Brian, Ealing, and Understand
The second of two posts documenting the profound effects of music on my life.
Last month I explained how seeing Galaxie 500 in London in 1990 changed the course of my career:
In this week’s post I talk some more on a subject that I touched on in that post - how Ken Sweeney started work at the BBC and the thrilling series of events that followed… and are still causing ripples! Without Ken’s arrival at the Film & VT Library I possibly wouldn’t even have been at that life-changing show.
Part Two - You Don’t Want a Boyfriend
I joined the BBC Film and Videotape Library in November 1984, working in the film stores. The library was on an industrial estate in Brentford and contained hundreds of thousands of items of film and videotape and the job of the stores staff was to retrieve and replace hundreds of items a day. It was not a great job, but if you played it right it was tolerable and paid pretty well, and we had a great team of people working there.
When Ken arrived at the BBC in 1990 from Dublin, he did so with a past. Once it had become clear that we were going to be friends he handed me a copy of that past - it came as a 7” single by a band called Brian who, at the time was him, and his friend Niall. It also came with a newspaper clipping that declared that the single - A Million Miles - was Hot Press magazine’s fourth best single of 1989 (and to be honest it was better than the three above it).
He also arrived with plans.
In 1990 Ken, Niall, and myself spent a lot of time in a bedroom in a house share, just off the Hanger Lane Gyratory in west London recording demos of the songs that would eventually become Brian’s first album Understand. Ken and Niall were the musicians, and I was the one figuring out the borrowed and rented equipment, that we were using to record with, from well-thumbed manuals, or photocopies of manuals. Sadly Googling the instructions was still eight years away.

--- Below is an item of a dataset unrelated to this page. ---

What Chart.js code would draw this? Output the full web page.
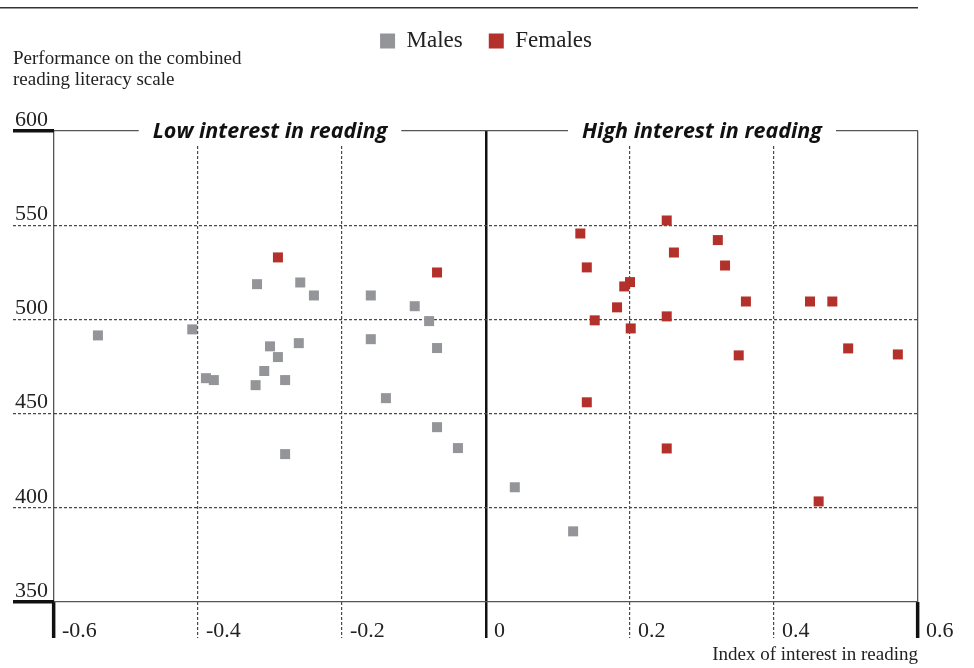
<!DOCTYPE html>
<html>
<head>
<meta charset="utf-8">
<script src="https://cdn.jsdelivr.net/npm/chart.js@4.4.0/dist/chart.umd.min.js"></script>
<style>
html, body { margin: 0; padding: 0; background: #fff; }
</style>
</head>
<body>
<canvas id="grafico" width="974" height="668"></canvas>
<script>
// datos
const maleX = [-0.539, -0.408, -0.318, -0.258, -0.239, -0.160, -0.099, -0.079, -0.160, -0.068, -0.300, -0.260,
  -0.289, -0.308, -0.389, -0.378, -0.320, -0.279, -0.139, -0.068, -0.039, -0.279, 0.040, 0.121];
const maleY = [491.5, 494.7, 518.7, 519.6, 512.7, 512.7, 507.0, 499.1, 489.5, 484.8, 485.7, 487.4,
  480.0, 472.6, 468.8, 467.8, 465.1, 467.8, 458.2, 442.8, 431.7, 428.5, 410.9, 387.5];
const femaleX = [-0.289, -0.068, 0.251, 0.131, 0.322, 0.261, 0.140, 0.332, 0.200, 0.192, 0.182, 0.361,
  0.450, 0.481, 0.251, 0.151, 0.201, 0.351, 0.503, 0.572, 0.140, 0.251, 0.462];
const femaleY = [532.9, 524.9, 552.5, 545.6, 542.1, 535.5, 527.6, 528.6, 519.8, 517.5, 506.4, 509.5,
  509.5, 509.5, 501.6, 499.5, 495.2, 480.9, 484.6, 481.4, 456.0, 431.5, 403.4];

const xTicks = ['-0.6', '-0.4', '-0.2', '0', '0.2', '0.4', '0.6'];
const yTicks = ['350', '400', '450', '500', '550', '600'];
const bandLabels = ['Low interest in reading', 'High interest in reading'];
const bandCenters = [-0.3, 0.3];

const gris = '#939598';
const rojo = '#b3312a';
const serif = "'Liberation Serif', 'Times New Roman', serif";
const punteado = [3, 2];
const colorPunteado = '#4a4a4a';

function puntos(xs, ys) {
  return xs.map((x, i) => ({ x: x, y: ys[i] }));
}
function bordeX(v) { return Math.abs(Math.abs(v) - 0.6) < 1e-6; }
function ceroX(v) { return Math.abs(v) < 1e-6; }
function bordeY(v) { return v === 350 || v === 600; }

const extras = {
  id: 'extras',
  afterDraw(chart) {
    const c = chart.ctx;
    const area = chart.chartArea;
    const xs = chart.scales.x;
    c.save();
    // linea de cabecera
    c.fillStyle = '#333';
    c.fillRect(0, 7, area.right, 1.5);
    // etiquetas sobre el borde superior
    c.font = 'italic bold 21.5px "Open Sans", sans-serif';
    c.textAlign = 'center';
    c.textBaseline = 'middle';
    bandLabels.forEach((t, i) => {
      const cx = xs.getPixelForValue(bandCenters[i]);
      const w = c.measureText(t).width;
      c.fillStyle = '#fff';
      c.fillRect(cx - w / 2 - 14, area.top - 12, w + 28, 27);
      c.fillStyle = '#111';
      c.fillText(t, cx, area.top + 1);
    });
    c.restore();
  }
};

const ctx = document.getElementById('grafico').getContext('2d');

const myChart = new Chart(ctx, {
  type: 'scatter',
  data: {
    datasets: [{
      label: 'Males',
      data: puntos(maleX, maleY),
      backgroundColor: gris,
      borderColor: gris,
      borderWidth: 0,
      pointStyle: 'rect',
      pointRadius: 7.07,
      pointHoverRadius: 7.07
    }, {
      label: 'Females',
      data: puntos(femaleX, femaleY),
      backgroundColor: rojo,
      borderColor: rojo,
      borderWidth: 0,
      pointStyle: 'rect',
      pointRadius: 7.07,
      pointHoverRadius: 7.07
    }]
  },
  options: {
    responsive: false,
    animation: false,
    events: [],
    layout: { padding: { top: 3.5, left: 13, right: 56, bottom: 0 } },
    plugins: {
      tooltip: { enabled: false },
      legend: {
        position: 'top',
        fullSize: false,
        weight: 3000,
        labels: {
          boxWidth: 15,
          boxHeight: 15,
          padding: 26,
          color: '#222',
          font: { family: serif, size: 23 }
        }
      },
      title: {
        display: true,
        position: 'top',
        align: 'start',
        weight: 2000,
        text: ['Performance on the combined', 'reading literacy scale'],
        color: '#222',
        font: { family: serif, size: 19, weight: 'normal', lineHeight: '21px' },
        padding: { top: -14.4, bottom: 40.9 }
      }
    },
    scales: {
      x: {
        type: 'linear',
        min: -0.6,
        max: 0.6,
        afterFit(scale) {
          scale.height = 66;
          scale.paddingLeft = 0;
          scale.paddingRight = 0;
        },
        border: {
          display: false,
          dash: c => (bordeX(c.tick.value) || ceroX(c.tick.value)) ? [] : punteado
        },
        grid: {
          color: c => bordeX(c.tick.value) ? '#555' : (ceroX(c.tick.value) ? '#111' : colorPunteado),
          lineWidth: c => bordeX(c.tick.value) ? 1.3 : (ceroX(c.tick.value) ? 2.5 : 1.2),
          tickLength: 36,
          tickColor: c => (bordeX(c.tick.value) || ceroX(c.tick.value)) ? '#111' : colorPunteado,
          tickWidth: c => bordeX(c.tick.value) ? 3.5 : (ceroX(c.tick.value) ? 2.5 : 1.2),
          tickBorderDash: c => (bordeX(c.tick.value) || ceroX(c.tick.value)) ? [] : punteado
        },
        ticks: {
          stepSize: 0.2,
          autoSkip: false,
          maxRotation: 0,
          align: 'start',
          labelOffset: 8,
          padding: -20,
          color: '#222',
          font: { family: serif, size: 22 },
          callback: (v, i) => xTicks[i]
        },
        title: {
          display: true,
          text: 'Index of interest in reading',
          align: 'end',
          color: '#222',
          font: { family: serif, size: 19 },
          padding: { top: 0, bottom: 2 }
        }
      },
      y: {
        type: 'linear',
        min: 350,
        max: 600,
        afterFit(scale) {
          scale.width = 41;
          scale.paddingTop = 0;
          scale.paddingBottom = 0;
        },
        border: {
          display: false,
          dash: c => bordeY(c.tick.value) ? [] : punteado
        },
        grid: {
          color: c => bordeY(c.tick.value) ? '#555' : colorPunteado,
          lineWidth: c => bordeY(c.tick.value) ? 1.3 : 1.2,
          tickLength: 41,
          tickColor: c => bordeY(c.tick.value) ? '#111' : colorPunteado,
          tickWidth: c => bordeY(c.tick.value) ? 3.5 : 1.2,
          tickBorderDash: c => bordeY(c.tick.value) ? [] : punteado
        },
        ticks: {
          stepSize: 50,
          autoSkip: false,
          padding: -35,
          labelOffset: -11,
          color: '#222',
          font: { family: serif, size: 22 },
          callback: (v, i) => yTicks[i]
        }
      }
    }
  },
  plugins: [extras]
});
</script>
</body>
</html>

At one point over a meal at nearby L.A. Pizza I was asked to be the band’s bassist, I accepted but never really had the skill or dedication to be that, so soon we decided that my skills better served the band as driver, technician, money-lender, and anything else that I was asked to do for it. I loved it!
The first physical manifestation of all of this was a seven inch single that was put out on our own record label - Ken likes to say it was my label but that always felt a bit generous - I was just the front - the label was called “Detzi Records” and was named after Detzi Kruszyński who was a football player who played for Wimbledon at the time. I think we chose the name less in tribute but more for the mysterious obscurity of it. The address on the label was that of my parents house in Cobham - and the only people who noticed, and made use of, the address were Matt and Claire of Sarah Records who sent Ken a letter there.

The photo on the front cover of the single was taken outside Ealing Town Hall by another BBC film library employee Martin Sapsed - seven years later Hazel and I were photographed coming out of the same building by the same photographer/friend after we were married. The story on the back was written by Graham Linehan. I did take some video of the photo shoot but sadly that has gone astray (although I think Ken has it somewhere).
The single was Hot Press’s 18th best single of the year (and to be honest it was better that the seventeen above it).
Ken signed to Setanta Records and Boyfriend, and the rest of the recordings, became Brian’s first album Understand an absolute masterpiece that I am so proud to have had a small part in (and my name on the back of). A short time later the album was followed up with the equally splendid Planes EP.
Both Understand and Planes are being reissued on Friday by boutique label Needle Mythology renamed as Understood and with the previously unreleased track If You Knew that mysteriously never made it onto the album.
Ken went on to record a second album as Brian. Bring Trouble was recorded at September Sound studios, which was then being leased by The Cocteau Twins, had a much more professional set up and the second album is also excellent (and never had a vinyl release so… fingers crossed that this too gets a deluxe reissue some time).
I used to regularly cycle past September Sound when I worked at The National Archives, it was on the river next to Richmond Lock. By then The Cocteau Twins had moved out and it was in a state of limbo… it may still be? Ken asked me to photograph it in 2015.
By then, the Internet was becoming important so my job had moved from being all those other things (although I still did the driving) to running the Brian website, and an email newsletter.
And that was it… Ken returned to Dublin, and became an entertainment journalist… and my brief and exciting adventure on the fringes of the music industry came quietly to an end.
Postscript
The AHFoW connection, despite not being explicit in this post, is very strong. Ken gave me the tape on which I first heard Galaxie 500, he was with me at both the Galaxie 500 shows I was at in 1990, and the first Luna show at the Underworld in 1992. He also got me Dean Wareham’s autograph, on some ear-drop instructions when he bumped into him in a hotel bar after a gig (that he hadn’t been at but I was!)
Post-postscript
Obviously there were other things that had profound effects on my life and career - the two most significant are the two folk in this picture who aren’t Dean, Britta, or me - but I’ll spare you a wordy post about them… for now!